Someone had to say it…

It might as well be me.

Jack Kerouac’s “On The Road” is freakin’ terrible.

Yes, I hear the collective gasps. I just don’t care. It is bru-friggin’-tal.

Someone, somewhere along the way decided it was a classic and everyone else was too confused by it to argue.

It is completely unreadable. I got through 3/4 of it.

Somewhat younger than Lester Young, also from KC, that gloomy, saintly goof in whom the history of jazz was wrapped; for when he held his horn high and horizontal from his mouth he blew the greatest; and as his hair grew longer and he got lazier and stretched-out, his horn came down halfway; till it finally fell all the way and today as he wears his thick-soled shoes so that he can’t feel the sidewalks of life his horn is held weakly against his chest, and he blows cool and easy getout phrases.

Seriously… what the fuck is that?

It reads like the ramblings of that drunk guy you see at every party. You know the one? He is just that much too drunk to interact with the others. And, if you let your guard down, he corners you outside the bathroom and tells you about how he is suing the lottery corporation because he hasn’t won it yet.

I met an old drunk guy one night who told me, “You know that Connie Chung? She’s a nice piece of ass.” But, that was interesting at least. (And, let’s be honest, not completely inaccurate.)

I really have better things to do with my time than read “On The Road.” I mean, it’s “best friend teen week” on Wheel of Fortune.

I feel better getting this off my chest.

Next time tune in so I can tell you exactly what I think of Newton’s “Third Law.”

I’ll show you an equal but opposite reaction, prick.

5 thoughts on “Someone had to say it…

  1. I’ve always meant to get around to Kerouac.

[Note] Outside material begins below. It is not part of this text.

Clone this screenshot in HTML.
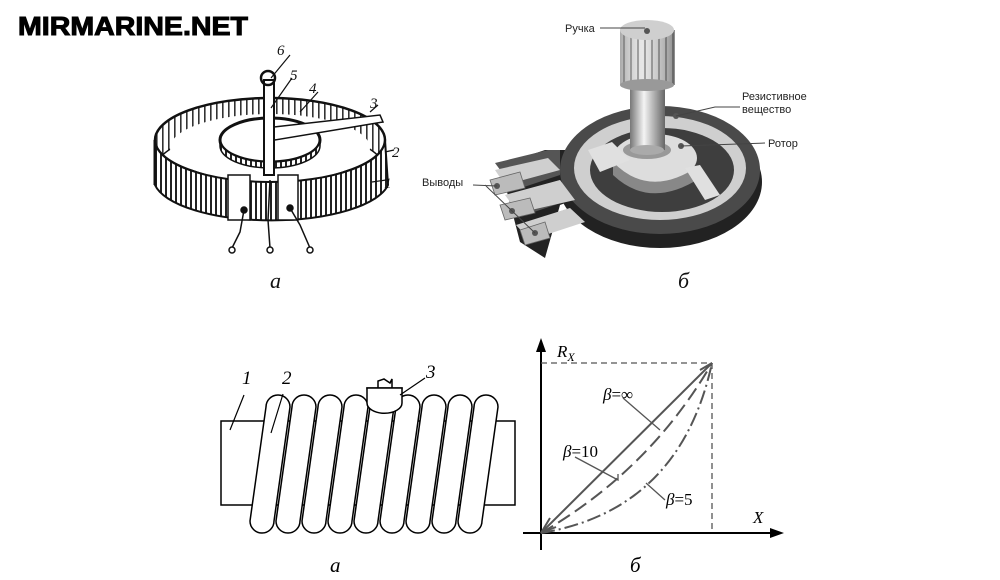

Since a number of pseudo-hippie friends of mine from back in college sang the praises for his works I’ve meant to get around to him. For eight years he’s been on my “to read” list.

    Now I’m wondering if I’m better off not having gotten around to him yet…

  2. Dude, you might get more out of it than I did. But, to be honest, I only read as much as I did because I felt like I was “supposed” to like it.

  3. Capote beat you to it. Kerouac was gasssing on about how he wrote it in 48 hours staright or somthing and Capote nailed him with “That’s typing not writing”.

  4. I read it when I was younger and remember liking it. But I also liked acid wash jeans at a certain point in my life so maybe I need to re-read it to see if I still adore it.

    It feels creepy stalking your archives.